Tuesday, December 12, 2006

NASA: New Permanent Moon Base Coming Soon!

According to this article, NASA plans to build a new permanent base on the Moon (of Earth) by 2024.

Having read Ben Bova's fantastic 1998 novel _Moonwar_, as well as its sequels and every other book related to it... I think this is a fantastic idea. As Bova lays out in his science-fiction scenario, nanotech is essentially banned on Earth due to a confluence of environmentalists and fundamentalists who are afraid of it for very different reasons. As a result, the Moon is the only legal place for nanotech research to continue, and as a result, the economy on the Moon flourishes. To the point that it declares independence from the Earth and becomes its own country/independent political entity. It is able to do so because it becomes mostly self-sufficient, and only needs to import mostly non-essential items from Earth.

So, the common complaint about science fiction is that, well, it's fiction.

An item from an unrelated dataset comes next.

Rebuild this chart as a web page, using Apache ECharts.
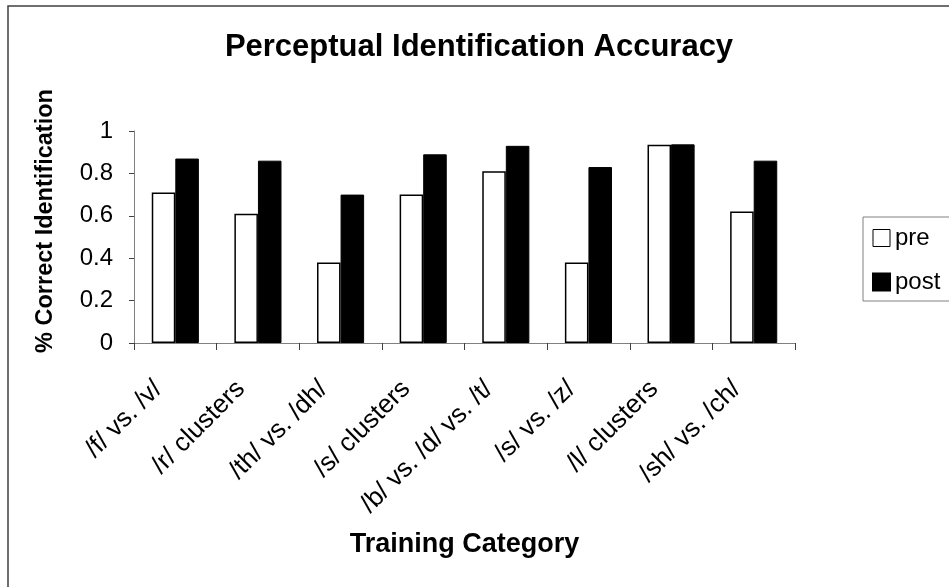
<!DOCTYPE html>
<html>
<head>
<meta charset="utf-8">
<script src="https://cdn.jsdelivr.net/npm/echarts@6/dist/echarts.min.js"></script>
<style>
  html, body { margin: 0; padding: 0; background: #fff; }
  #chart { width: 949px; height: 587px; }
</style>
</head>
<body>
<div id="chart"></div>
<script>
// Training categories along the x axis
const categories = ['/f/ vs. /v/', '/r/ clusters', '/th/ vs. /dh/', '/s/ clusters',
  '/b/ vs. /d/ vs. /t/', '/s/ vs. /z/', '/l/ clusters', '/sh/ vs. /ch/'];
// Proportion correct before and after training
const preValues = [0.71, 0.61, 0.38, 0.70, 0.81, 0.38, 0.935, 0.62];
const postValues = [0.87, 0.86, 0.70, 0.89, 0.93, 0.83, 0.937, 0.86];
const yTicks = [0, 0.2, 0.4, 0.6, 0.8, 1];

const FONT = '"Liberation Sans", Arial, sans-serif';
const chart = echarts.init(document.getElementById('chart'));

chart.setOption({
  backgroundColor: '#fff',
  animation: false,
  title: {
    text: 'Perceptual Identification Accuracy',
    left: 474,
    top: 27,
    textAlign: 'center',
    textStyle: { fontFamily: FONT, fontSize: 31, fontWeight: 'bold', color: '#000' }
  },
  legend: {
    orient: 'vertical',
    left: 863,
    top: 217,
    padding: [9, 10, 7, 9],
    itemGap: 20,
    itemWidth: 17,
    itemHeight: 17,
    borderColor: '#808080',
    borderWidth: 1,
    icon: 'rect',
    textStyle: { fontFamily: FONT, fontSize: 24, color: '#000' },
    data: [
      { name: 'pre', itemStyle: { color: '#fff', borderColor: '#000', borderWidth: 1 } },
      { name: 'post', itemStyle: { color: '#000' } }
    ]
  },
  grid: { left: 134, right: 154, top: 131, bottom: 244, containLabel: false },
  xAxis: {
    type: 'category',
    data: categories,
    name: 'Training Category',
    nameLocation: 'middle',
    nameGap: 188,
    nameTextStyle: { fontFamily: FONT, fontSize: 27, fontWeight: 'bold', color: '#000' },
    axisLine: { lineStyle: { color: '#808080', width: 1 } },
    axisTick: { show: true, length: 7, alignWithLabel: false, lineStyle: { color: '#404040' } },
    axisLabel: {
      rotate: 45, interval: 0, margin: 25, fontFamily: FONT, fontSize: 26, color: '#000',
      padding: [0, 24, 0, 0]
    }
  },
  yAxis: {
    type: 'value',
    min: 0,
    max: 1,
    interval: 0.2,
    name: '% Correct Identification',
    nameLocation: 'middle',
    nameGap: 76,
    nameTextStyle: { fontFamily: FONT, fontSize: 23.5, fontWeight: 'bold', color: '#000', padding: [0, 0, 0, 32] },
    splitLine: { show: false },
    axisLine: { show: true, lineStyle: { color: '#808080', width: 1 } },
    axisTick: { show: true, length: 5, lineStyle: { color: '#404040' } },
    axisLabel: {
      margin: 21, fontFamily: FONT, fontSize: 24, color: '#000',
      formatter: v => (yTicks.indexOf(v) >= 0 ? String(v) : '')
    }
  },
  series: [
    {
      name: 'pre',
      type: 'bar',
      data: preValues,
      barGap: '0%',
      barCategoryGap: '43%',
      itemStyle: { color: '#fff', borderColor: '#000', borderWidth: 1.5 }
    },
    {
      name: 'post',
      type: 'bar',
      data: postValues,
      barGap: '0%',
      barCategoryGap: '43%',
      itemStyle: { color: '#000', borderColor: '#000', borderWidth: 1 }
    }
  ],
  graphic: [
    {
      type: 'rect',
      shape: { x: 8, y: 6, width: 1000, height: 700 },
      style: { fill: 'none', stroke: '#404040', lineWidth: 1.5 },
      silent: true,
      z: -1
    }
  ]
});
</script>
</body>
</html>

This presumes that it is not likely to become reality.

However, the very name "science fiction" involves some rooting in reality. And I think that the common theme, as we move deeper into the 21st century and continue to experience technological innovation, is that of science fiction becoming science fact. And sometimes, political and social fact, to the extent that science fiction has often been used as a vehicle for social and political analysis (just about as often as it has been used as a vehicle for the proposal of future technological innovations, actually).

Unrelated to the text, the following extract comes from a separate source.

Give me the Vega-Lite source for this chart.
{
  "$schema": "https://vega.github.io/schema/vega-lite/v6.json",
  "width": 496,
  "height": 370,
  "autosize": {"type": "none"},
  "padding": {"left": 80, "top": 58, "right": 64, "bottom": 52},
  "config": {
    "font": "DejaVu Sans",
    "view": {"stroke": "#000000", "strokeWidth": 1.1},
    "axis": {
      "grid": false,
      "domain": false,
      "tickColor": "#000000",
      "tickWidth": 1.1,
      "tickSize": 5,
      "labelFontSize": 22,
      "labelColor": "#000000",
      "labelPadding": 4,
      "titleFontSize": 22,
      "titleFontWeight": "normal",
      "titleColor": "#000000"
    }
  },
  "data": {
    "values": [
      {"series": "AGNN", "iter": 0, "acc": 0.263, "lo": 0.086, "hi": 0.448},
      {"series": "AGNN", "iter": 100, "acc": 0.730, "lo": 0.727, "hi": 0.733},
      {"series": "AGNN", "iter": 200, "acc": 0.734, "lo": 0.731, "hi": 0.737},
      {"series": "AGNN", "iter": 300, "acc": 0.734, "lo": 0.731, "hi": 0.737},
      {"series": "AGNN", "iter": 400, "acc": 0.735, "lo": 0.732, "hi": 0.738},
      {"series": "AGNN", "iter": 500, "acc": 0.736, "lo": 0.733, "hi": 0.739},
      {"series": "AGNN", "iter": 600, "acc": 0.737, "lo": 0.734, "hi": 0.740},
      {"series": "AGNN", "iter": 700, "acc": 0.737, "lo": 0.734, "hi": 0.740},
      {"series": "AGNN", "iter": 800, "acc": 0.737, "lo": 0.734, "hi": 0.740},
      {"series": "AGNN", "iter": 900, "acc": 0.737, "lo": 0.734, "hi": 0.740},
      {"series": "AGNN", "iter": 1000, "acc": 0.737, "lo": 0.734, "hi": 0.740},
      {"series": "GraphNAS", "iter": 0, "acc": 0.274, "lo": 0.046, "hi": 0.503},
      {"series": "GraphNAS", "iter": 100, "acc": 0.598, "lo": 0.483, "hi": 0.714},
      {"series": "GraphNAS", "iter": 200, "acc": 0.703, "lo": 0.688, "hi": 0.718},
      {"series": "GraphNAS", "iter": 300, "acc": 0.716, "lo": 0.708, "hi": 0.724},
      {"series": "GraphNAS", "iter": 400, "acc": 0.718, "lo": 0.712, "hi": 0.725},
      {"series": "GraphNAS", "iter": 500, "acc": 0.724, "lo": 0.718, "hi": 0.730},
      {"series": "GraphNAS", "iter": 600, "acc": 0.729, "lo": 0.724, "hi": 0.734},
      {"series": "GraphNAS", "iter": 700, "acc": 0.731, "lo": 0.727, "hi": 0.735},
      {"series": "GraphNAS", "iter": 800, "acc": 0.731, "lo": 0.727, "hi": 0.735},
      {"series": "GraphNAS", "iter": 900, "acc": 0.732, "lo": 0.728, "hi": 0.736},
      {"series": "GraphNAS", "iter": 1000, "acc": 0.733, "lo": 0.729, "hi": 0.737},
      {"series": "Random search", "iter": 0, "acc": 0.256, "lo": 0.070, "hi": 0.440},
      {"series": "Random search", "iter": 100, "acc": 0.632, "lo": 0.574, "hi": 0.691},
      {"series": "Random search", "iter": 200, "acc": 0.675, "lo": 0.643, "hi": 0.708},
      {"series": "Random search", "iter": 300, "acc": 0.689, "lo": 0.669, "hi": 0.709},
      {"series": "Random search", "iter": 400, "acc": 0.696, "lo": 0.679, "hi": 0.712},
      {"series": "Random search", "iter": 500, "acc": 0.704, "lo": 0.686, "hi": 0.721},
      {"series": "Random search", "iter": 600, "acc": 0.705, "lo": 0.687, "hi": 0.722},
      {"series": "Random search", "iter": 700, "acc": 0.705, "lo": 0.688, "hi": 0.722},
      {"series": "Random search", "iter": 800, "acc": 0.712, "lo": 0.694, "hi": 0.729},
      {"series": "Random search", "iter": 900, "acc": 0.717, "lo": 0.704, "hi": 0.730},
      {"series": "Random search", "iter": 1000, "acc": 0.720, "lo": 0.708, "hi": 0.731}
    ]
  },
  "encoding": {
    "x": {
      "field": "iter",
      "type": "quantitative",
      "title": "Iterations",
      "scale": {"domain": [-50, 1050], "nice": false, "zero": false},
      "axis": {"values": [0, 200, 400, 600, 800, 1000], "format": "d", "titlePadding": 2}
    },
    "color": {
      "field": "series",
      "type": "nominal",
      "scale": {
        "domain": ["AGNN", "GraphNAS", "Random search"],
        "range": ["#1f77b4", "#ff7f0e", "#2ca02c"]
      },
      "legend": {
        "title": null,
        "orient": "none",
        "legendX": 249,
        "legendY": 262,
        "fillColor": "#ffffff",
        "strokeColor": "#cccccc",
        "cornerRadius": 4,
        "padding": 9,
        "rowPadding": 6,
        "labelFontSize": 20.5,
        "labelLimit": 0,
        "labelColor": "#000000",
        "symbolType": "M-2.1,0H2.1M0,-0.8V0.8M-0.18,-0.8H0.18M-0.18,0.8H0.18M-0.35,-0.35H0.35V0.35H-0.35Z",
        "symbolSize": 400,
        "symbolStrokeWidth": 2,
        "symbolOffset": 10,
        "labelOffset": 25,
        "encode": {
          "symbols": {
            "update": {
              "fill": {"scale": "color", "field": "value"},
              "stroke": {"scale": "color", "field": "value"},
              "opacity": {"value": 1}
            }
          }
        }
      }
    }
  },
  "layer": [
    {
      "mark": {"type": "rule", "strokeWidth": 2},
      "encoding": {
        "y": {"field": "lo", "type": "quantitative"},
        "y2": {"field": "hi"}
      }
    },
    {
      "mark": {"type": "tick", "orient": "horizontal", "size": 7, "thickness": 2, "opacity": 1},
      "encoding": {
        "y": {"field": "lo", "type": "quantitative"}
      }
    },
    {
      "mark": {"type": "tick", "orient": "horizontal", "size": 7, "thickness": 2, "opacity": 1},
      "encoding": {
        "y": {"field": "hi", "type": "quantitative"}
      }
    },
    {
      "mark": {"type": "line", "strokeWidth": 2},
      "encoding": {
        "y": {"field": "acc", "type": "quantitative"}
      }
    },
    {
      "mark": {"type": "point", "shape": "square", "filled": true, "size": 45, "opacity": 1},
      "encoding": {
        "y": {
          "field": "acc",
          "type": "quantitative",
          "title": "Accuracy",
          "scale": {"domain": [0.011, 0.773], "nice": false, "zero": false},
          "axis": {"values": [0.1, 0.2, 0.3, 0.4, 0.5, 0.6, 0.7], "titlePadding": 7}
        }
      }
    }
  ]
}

So, I hereby raise a toast to our future moon base. And after that, the independent nation of Luna.



Tony said...

I see you're a fan of Heinlein :)

The one thing that's dissuaded me from being a supporter of building a moonbase is that there doesn't seem to be a source of energy on the moon. Do you something I don't?

Garlynn Woodsong said...

Why not solar power? I think the moonbase would likely *not* be located on the dark side of the moon.

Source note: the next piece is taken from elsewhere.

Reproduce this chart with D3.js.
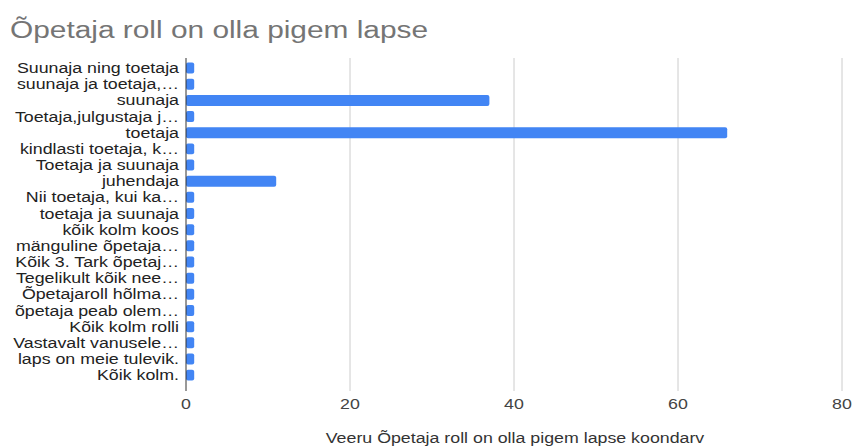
<!DOCTYPE html>
<html>
<head>
<meta charset="utf-8">
<script src="https://cdnjs.cloudflare.com/ajax/libs/d3/7.8.5/d3.min.js"></script>
<style>
  body { margin: 0; background: #fff; }
  svg { font-family: "Liberation Sans", Arial, sans-serif; }
</style>
</head>
<body>
<div id="chart"></div>
<script>
// answers (labels as shown, truncated like the original)
const categories = [
    "Suunaja ning toetaja",
    "suunaja ja toetaja,…",
    "suunaja",
    "Toetaja,julgustaja j…",
    "toetaja",
    "kindlasti toetaja, k…",
    "Toetaja ja suunaja",
    "juhendaja",
    "Nii toetaja, kui ka…",
    "toetaja ja suunaja",
    "kõik kolm koos",
    "mänguline õpetaja…",
    "Kõik 3. Tark õpetaj…",
    "Tegelikult kõik nee…",
    "Õpetajaroll hõlma…",
    "õpetaja peab olem…",
    "Kõik kolm rolli",
    "Vastavalt vanusele…",
    "laps on meie tulevik.",
    "Kõik kolm."
];
const counts = [1, 1, 37, 1, 66, 1, 1, 11, 1, 1, 1, 1, 1, 1, 1, 1, 1, 1, 1, 1];
const xTicks = [0, 20, 40, 60, 80];

const W = 856, H = 448;
const margin = {top: 60, right: 14, bottom: 65, left: 186};
const stretch = 1.27; // the original text is drawn a bit wide

const svg = d3.select("#chart").append("svg")
    .attr("width", W)
    .attr("height", H);

function place(x, y) {
    return "translate(" + x + "," + y + ") scale(" + stretch + ",1)";
}

// title
svg.append("text")
    .attr("transform", place(10, 38))
    .attr("fill", "#757575")
    .style("font-size", "23.5px")
    .text("Õpetaja roll on olla pigem lapse");

const x = d3.scaleLinear()
    .domain([0, 80])
    .range([margin.left, 842]);

const y = d3.scaleBand()
    .domain(categories)
    .range([margin.top, 383.2])
    .paddingInner(0.32)
    .paddingOuter(0.16);

// gridlines
svg.append("g")
    .selectAll("line")
    .data(xTicks.slice(1))
    .join("line")
    .attr("x1", d => x(d))
    .attr("x2", d => x(d))
    .attr("y1", 58)
    .attr("y2", 391)
    .attr("stroke", "#cccccc")
    .attr("stroke-width", 1);

// bars
svg.append("g")
    .selectAll("rect")
    .data(counts)
    .join("rect")
    .attr("x", x(0))
    .attr("y", (d, i) => y(categories[i]))
    .attr("width", d => x(d) - x(0))
    .attr("height", y.bandwidth())
    .attr("rx", 2)
    .attr("fill", "#4285f4");

// baseline
svg.append("line")
    .attr("x1", x(0))
    .attr("x2", x(0))
    .attr("y1", 58)
    .attr("y2", 391)
    .attr("stroke", "#333333")
    .attr("stroke-width", 1);

// category labels
svg.append("g")
    .selectAll("text")
    .data(categories)
    .join("text")
    .attr("transform", d => place(179, y(d) + y.bandwidth() / 2))
    .attr("dy", "0.36em")
    .attr("text-anchor", "end")
    .attr("fill", "#222222")
    .style("font-size", "14px")
    .text(d => d);

// x tick labels
svg.append("g")
    .selectAll("text")
    .data(xTicks)
    .join("text")
    .attr("transform", d => place(x(d), 409))
    .attr("text-anchor", "middle")
    .attr("fill", "#444444")
    .style("font-size", "14px")
    .text(d => d);

// axis title
svg.append("text")
    .attr("transform", place(515, 443))
    .attr("text-anchor", "middle")
    .attr("fill", "#333333")
    .style("font-size", "14px")
    .text("Veeru Õpetaja roll on olla pigem lapse koondarv");
</script>
</body>
</html>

Also, fuel cells seem to be seen by many as the most viable option when solar can't deliver enough.

Surely, the reasoning goes, as the most common element in the universe, there must be some indegenous hydrogen somewhere on the moon. The trick is to extract it & refine it for use in fuel cells -- whose output would be pure drinking water, incidentally.

Tony said...

Fuel cells great for energy storage but they're not a source of energy. If we had a way of extracting hydrogen easily and cheaply then that would work but we don't have any leads on that yet.

Solar power is feasible but it's still too expensive and inefficient to be a viable option yet. Perhaps one day that will change though.

Anonymous said...

Where did you find that second picture?